La più vivida è quella di Michele (un fiero Vincenzo Bocciarelli) che – quasi come l’Oracolo di Delfi – la invita a riflettere sul fatto che di Rosetta lei ora raccoglie ciò che come madre è stata capace di seminare in passato: il desiderio di accumulare “roba”.

Caterina Costantini (Cesira) e Rosetta (Flavia De Stefano) in una scena dello spettacolo
Ma “seppure gli uomini muoiono – continua Michele – il dolore li fa rinascere”. E con questo invito a fare un buon uso della sofferenza per poter dare avvio ad un nuovo inizio, ad una nuova consapevolezza di sé, Michele dimostra ancora una volta di ad aver cura di lei.
Lei che resta “trincerata” – e la scena sa rendere con eloquente bellezza drammatica questo suo luogo/condizione della mente e dell’anima – dietro i suoi “valori” esistenziali basati esclusivamente sull’accumulo. Perché il primo comandamento che la guida è ancora quello che recita “l’importante è che vinca il più forte”. E di conseguenza, se non si riesce ad esserlo, si diventa complici di chi lo è.

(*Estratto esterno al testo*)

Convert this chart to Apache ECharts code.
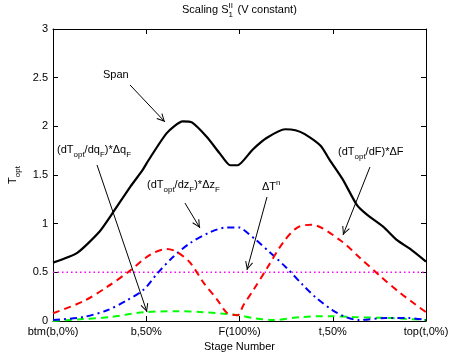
<!DOCTYPE html>
<html>
<head>
<meta charset="utf-8">
<script src="https://cdn.jsdelivr.net/npm/echarts@6/dist/echarts.min.js"></script>
<style>html,body{margin:0;padding:0;background:#fff}#c{width:451px;height:353px}</style>
</head>
<body>
<div id="c"></div>
<script>
// ---- data (x in stage units: 0 = btm, 2 = feed, 4 = top) ----
const xTickLabels = ['btm(b,0%)', 'b,50%', 'F(100%)', 't,50%', 'top(t,0%)'];

const spanX = [0, 0.26, 0.50, 0.64, 0.83, 0.96, 1.01, 1.22, 1.39, 1.49, 1.65, 1.79, 1.90, 1.98, 2.14, 2.29, 2.49, 2.60, 2.70, 2.87, 2.97, 3.11, 3.26, 3.37, 3.54, 3.69, 3.83, 4.00];
const spanY = [0.60, 0.70, 0.92, 1.11, 1.38, 1.55, 1.63, 1.93, 2.05, 2.04, 1.89, 1.72, 1.60, 1.60, 1.76, 1.88, 1.97, 1.96, 1.92, 1.80, 1.65, 1.45, 1.19, 1.09, 0.97, 0.83, 0.74, 0.61];

const dFX = [0, 0.32, 0.58, 0.83, 1.04, 1.22, 1.33, 1.47, 1.61, 1.76, 1.87, 1.98, 2.04, 2.15, 2.30, 2.47, 2.62, 2.77, 3.08, 3.29, 3.51, 3.72, 4.00];
const dFY = [0.08, 0.20, 0.35, 0.52, 0.68, 0.74, 0.71, 0.60, 0.40, 0.22, 0.08, 0.06, 0.16, 0.32, 0.55, 0.81, 0.96, 0.99, 0.83, 0.65, 0.46, 0.29, 0.09];

const dzX = [0, 0.32, 0.58, 0.79, 0.97, 1.12, 1.29, 1.47, 1.68, 1.86, 2.00, 2.04, 2.18, 2.32, 2.50, 2.68, 2.82, 3.00, 3.14, 3.28, 3.57, 3.82, 4.00];
const dzY = [0.01, 0.04, 0.11, 0.21, 0.32, 0.49, 0.66, 0.80, 0.91, 0.96, 0.96, 0.94, 0.83, 0.71, 0.55, 0.37, 0.24, 0.11, 0.04, 0.01, 0.03, 0.03, 0.01];

const dqX = [0, 0.32, 0.61, 0.97, 1.33, 1.61, 1.98, 2.15, 2.36, 2.65, 2.97, 3.22, 3.61, 4.00];
const dqY = [0.00, 0.02, 0.04, 0.09, 0.10, 0.09, 0.06, 0.03, 0.01, 0.04, 0.05, 0.04, 0.03, 0.01];

const dTnX = [0, 4];
const dTnY = [0.5, 0.5];

// annotation arrows: [fromX, fromY, toX, toY]
const arrows = [
  [0.826, 2.425, 1.201, 2.045],
  [0.472, 1.603, 1.008, 0.092],
  [1.415, 1.212, 1.576, 0.955],
  [2.295, 1.274, 2.080, 0.524],
  [3.399, 1.582, 3.110, 0.884]
];

const zip = (xs, ys) => xs.map((x, i) => [x, ys[i]]);

const FF = 'Liberation Sans, Arial, sans-serif';
const base = {fontFamily: FF, fontWeight: 'normal', color: '#000'};
const richModel = {
  n: Object.assign({fontSize: 11, lineHeight: 12, padding: [3, 0, 3, 0]}, base),
  sub: Object.assign({fontSize: 8, lineHeight: 9, padding: [9, 0, 0, 0]}, base),
  sup: Object.assign({fontSize: 8, lineHeight: 9, padding: [0, 0, 9, 0]}, base),
  sup0: Object.assign({fontSize: 8, lineHeight: 9, padding: [0, 0, 9, 0], width: 0}, base),
  sub1: Object.assign({fontSize: 8, lineHeight: 9, padding: [9, 0, 0, 0], width: 6}, base)
};
const richG = {};
Object.keys(richModel).forEach(k => { richG[k] = Object.assign({}, richModel[k], {fill: '#000'}); delete richG[k].color; });

function gText(x, y, text) {
  return {type: 'text', x: x, y: y, silent: true,
    style: {text: text, rich: richG, align: 'left', verticalAlign: 'top', fill: '#000', font: '11px ' + FF}};
}

const arrowSymbol = 'path://M4,12 L8,20 L7.1,20.5 L4,14.2 L0.9,20.5 L0,20 Z M4,0 L4.01,0 L4,0.01 Z M4,24 L4.01,24 L4,23.99 Z';

const chart = echarts.init(document.getElementById('c'), null, {renderer: 'canvas'});
const axisCommon = {
  type: 'value', min: 0, max: 4, interval: 1,
  axisLine: {show: true, onZero: false, lineStyle: {color: '#000', width: 1}},
  axisTick: {show: true, inside: true, length: 5, lineStyle: {color: '#000'}},
  splitLine: {show: false}
};
chart.setOption({
  animation: false,
  backgroundColor: '#fff',
  title: {
    text: '{n|Scaling S}{sup0|II}{sub1|1}{n| (V constant)}',
    left: 182, top: 4, padding: 0,
    textStyle: {fontWeight: 'normal', rich: richModel}
  },
  grid: {left: 53, right: 25, top: 29, bottom: 32, containLabel: false, outerBoundsMode: 'none'},
  xAxis: [
    Object.assign({}, axisCommon, {
      position: 'bottom',
      name: 'Stage Number', nameLocation: 'middle', nameGap: 18,
      nameTextStyle: {fontSize: 11, fontFamily: FF, color: '#000'},
      axisLabel: {show: true, margin: 5, fontSize: 11, fontFamily: FF, color: '#000',
        formatter: v => xTickLabels[Math.round(v)] || ''}
    }),
    Object.assign({}, axisCommon, {position: 'top', axisLabel: {show: false}})
  ],
  yAxis: [
    {
      type: 'value', min: 0, max: 3, interval: 0.5, position: 'left',
      axisLine: {show: true, onZero: false, lineStyle: {color: '#000'}},
      axisTick: {show: true, inside: true, length: 5, lineStyle: {color: '#000'}},
      splitLine: {show: false},
      axisLabel: {margin: 5, fontSize: 11, fontFamily: FF, color: '#000', formatter: v => String(v)},
      name: '{n|T}{sub|opt}', nameLocation: 'middle', nameGap: 28, nameRotate: 90,
      nameTextStyle: {rich: richModel}
    },
    {
      type: 'value', min: 0, max: 3, interval: 0.5, position: 'right',
      axisLine: {show: true, onZero: false, lineStyle: {color: '#000'}},
      axisTick: {show: true, inside: true, length: 5, lineStyle: {color: '#000'}},
      splitLine: {show: false}, axisLabel: {show: false}
    }
  ],
  series: [
    {type: 'line', name: 'dTn', data: zip(dTnX, dTnY), showSymbol: false,
      lineStyle: {color: '#ff00ff', width: 1.5, type: [1.5, 3]},
      markLine: {
        silent: true, symbol: ['none', arrowSymbol], symbolSize: [8, 24],
        label: {show: false}, emphasis: {disabled: true},
        lineStyle: {color: '#000', width: 1, type: 'solid'},
        itemStyle: {color: '#000'},
        data: arrows.map(a => [{coord: [a[0], a[1]]}, {coord: [a[2], a[3]]}])
      }
    },
    {type: 'line', name: 'dq', data: zip(dqX, dqY), showSymbol: false, smooth: 0.3,
      lineStyle: {color: '#00ff00', width: 2, type: [7, 5]}},
    {type: 'line', name: 'dz', data: zip(dzX, dzY), showSymbol: false, smooth: 0.3,
      lineStyle: {color: '#0000ff', width: 2, type: [7, 4, 2, 4]}},
    {type: 'line', name: 'dF', data: zip(dFX, dFY), showSymbol: false, smooth: 0.3,
      lineStyle: {color: '#ff0000', width: 2, type: [7, 5]}},
    {type: 'line', name: 'Span', data: zip(spanX, spanY), showSymbol: false, smooth: 0.2,
      lineStyle: {color: '#000', width: 2.2}}
  ],
  graphic: [
    gText(103, 69, '{n|Span}'),
    gText(57, 144, '{n|(dT}{sub|opt}{n|/dq}{sub|F}{n|)*Δq}{sub|F}'),
    gText(147, 179, '{n|(dT}{sub|opt}{n|/dz}{sub|F}{n|)*Δz}{sub|F}'),
    gText(262, 181, '{n|ΔT}{sup|n}'),
    gText(338, 146, '{n|(dT}{sub|opt}{n|/dF)*ΔF}')
  ]
});
</script>
</body>
</html>
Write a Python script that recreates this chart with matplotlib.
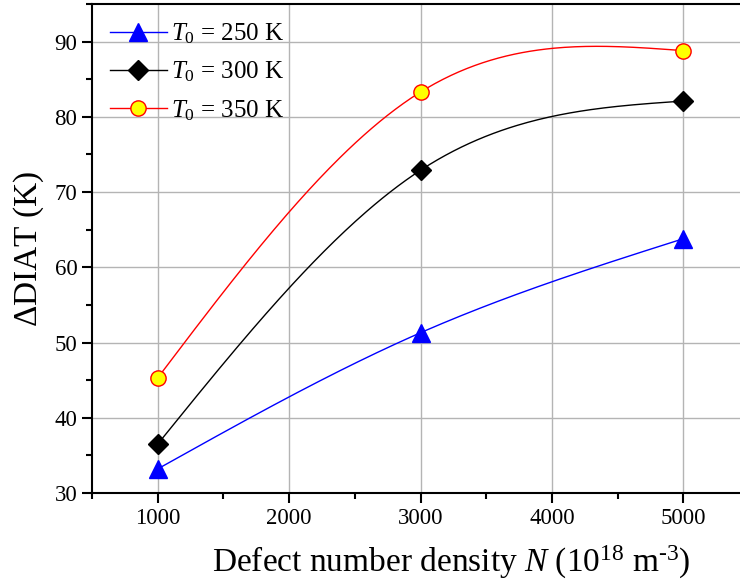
import numpy as np
import matplotlib
matplotlib.use("Agg")
import matplotlib.pyplot as plt
from matplotlib.ticker import MultipleLocator

plt.rcParams['font.family'] = ['Liberation Serif', 'DejaVu Serif']
plt.rcParams['mathtext.fontset'] = 'custom'
plt.rcParams['mathtext.rm'] = 'Liberation Serif'
plt.rcParams['mathtext.it'] = 'Liberation Serif:italic'

density = [1000, 3000, 5000]
diat_250 = [33.2, 51.3, 63.8]
diat_300 = [36.5, 72.9, 82.1]
diat_350 = [45.3, 83.3, 88.8]
x_ticks = [1000, 2000, 3000, 4000, 5000]
y_ticks = [30, 40, 50, 60, 70, 80, 90]


def natural_spline(x, y, n=200):
    x = np.asarray(x, float)
    y = np.asarray(y, float)
    k = len(x)
    h = np.diff(x)
    A = np.zeros((k, k))
    b = np.zeros(k)
    A[0, 0] = A[-1, -1] = 1.0
    for i in range(1, k - 1):
        A[i, i - 1] = h[i - 1]
        A[i, i] = 2 * (h[i - 1] + h[i])
        A[i, i + 1] = h[i]
        b[i] = 6 * ((y[i + 1] - y[i]) / h[i] - (y[i] - y[i - 1]) / h[i - 1])
    M = np.linalg.solve(A, b)
    xs = np.linspace(x[0], x[-1], n)
    ys = np.empty_like(xs)
    for j, xv in enumerate(xs):
        i = min(np.searchsorted(x, xv, side='right') - 1, k - 2)
        t0 = x[i + 1] - xv
        t1 = xv - x[i]
        ys[j] = (M[i] * t0 ** 3 + M[i + 1] * t1 ** 3) / (6 * h[i]) \
            + (y[i] / h[i] - M[i] * h[i] / 6) * t0 \
            + (y[i + 1] / h[i] - M[i + 1] * h[i] / 6) * t1
    return xs, ys


fig = plt.figure(figsize=(7.4, 5.8), dpi=100)
ax = fig.add_axes([92 / 740, 1 - 493 / 580, (749 - 92) / 740, (493 - 4) / 580])

series = [
    (diat_250, dict(color='blue', marker='^', ms=13, mfc='blue', mec='blue'), '$T_{\\mathit{0}}$ = 250 K'),
    (diat_300, dict(color='black', marker='D', ms=10, mfc='black', mec='black'), '$T_{\\mathit{0}}$ = 300 K'),
    (diat_350, dict(color='red', marker='o', ms=11, mfc='yellow', mec='red'), '$T_{\\mathit{0}}$ = 350 K'),
]
for vals, st, lab in series:
    xs, ys = natural_spline(density, vals)
    ax.plot(xs, ys, color=st['color'], lw=1.0, zorder=3)
    ax.plot(density, vals, linestyle='none', marker=st['marker'], ms=st['ms'],
            mfc=st['mfc'], mec=st['mec'], mew=1.0, zorder=4)
    ax.plot([], [], color=st['color'], lw=1.0, marker=st['marker'], ms=st['ms'],
            mfc=st['mfc'], mec=st['mec'], mew=1.0, label=lab)

ax.set_xlim(500, 5500)
ax.set_ylim(30, 95)
ax.set_xticks(x_ticks)
ax.set_yticks(y_ticks)
ax.xaxis.set_minor_locator(MultipleLocator(500))
ax.yaxis.set_minor_locator(MultipleLocator(5))
ax.tick_params(which='both', direction='out', width=1.5, labelsize=16.5)
ax.tick_params(which='major', length=7)
ax.tick_params(which='minor', length=4)
ax.grid(True, which='major', color='#b4b4b4', lw=1.0)
ax.set_axisbelow(True)
for s in ax.spines.values():
    s.set_linewidth(1.5)

ax.set_xlabel('Defect number density $N$ (10$^{18}$ m$^{\\text{-}3}$)', fontsize=24)
ax.xaxis.set_label_coords(0.546, -0.105)
ax.set_ylabel('$\\Delta$DIAT (K)', fontsize=24, labelpad=6)

leg = ax.legend(loc='upper left', frameon=False, fontsize=18, handlelength=2.3,
                borderaxespad=0.4, labelspacing=0.55, handletextpad=0.15,
                borderpad=0.3)

fig.savefig('out.png', dpi=100)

Lorenza Guerrieri (Concetta), Caterina Costantini (Cesira) e Flavia De Stefano (Rosetta) in una scena dello spettacolo
La guerra riattizza la nostra tensione più prepotente: quella alla sopraffazione. Ma anche la mancanza di cultura educa al’insensibilità: alla divisione, all’opportunismo. “Le donne in tempo di guerra non possono andare troppo per il sottile”: a dirlo non è un uomo ma una donna (Concetta, una credibilissima Lorenza Guerrieri ), una contadina che solo in apparenza è accogliente con Cesira e sua figlia ma che all’occorrenza non ci pensa neppure un attimo a barattare la sua complicità alla vendita di Rosetta ai fascisti pur di avere liberi, cioè in “suo” potere, i suoi due figli. Perché i fascisti (qui rappresentati da un interessante interpretazione di Marco Blanchi) “c’hanno tutto: la provvidenza ce li ha mandati”.
“Che c’hai ? “. E’ questo infatti il bieco pulsare di quel che resta della coscienza. Perché in un’umanità che ha sostituito il senso della “pietà” con quello della “pietanza”, è ciò che si ha che restituisce il valore della persona. Un’umanità che parla esclusivamente di cibo da accumulare: in pancia e in quel che resta del cuore.
Per questo è importante ricordare, cioè riportare al cuore – luogo del coraggio e della concordia – in quale deriva noi esseri umani possiamo essere trascinati in tempi di guerra.
Ricordare ci dà la possibilità di consultare il passato, di interrogarlo e di interrogarci.
Per capire ed essere capaci di cura e di responsabilità nel presente e nel futuro.
Per tenere alta la consapevolezza di chi siamo, da dove veniamo e di dove abbiamo la possibilità di spingerci.

Il cast de “La Ciociara” di Aldo Reggiani
E riportare in scena questo struggente spettacolo – che si arricchisce anche delle presenze interpretative di Armando De Ceccon (nel ruolo di Filippo) e di Vincenzo Pellicanò (nel ruolo di Tommasino) – proprio in un momento storico quale quello che stiamo attraversando, lo rende estremamente prezioso.
Un necessario contributo che il Teatro non smette di rendere al vivere civile.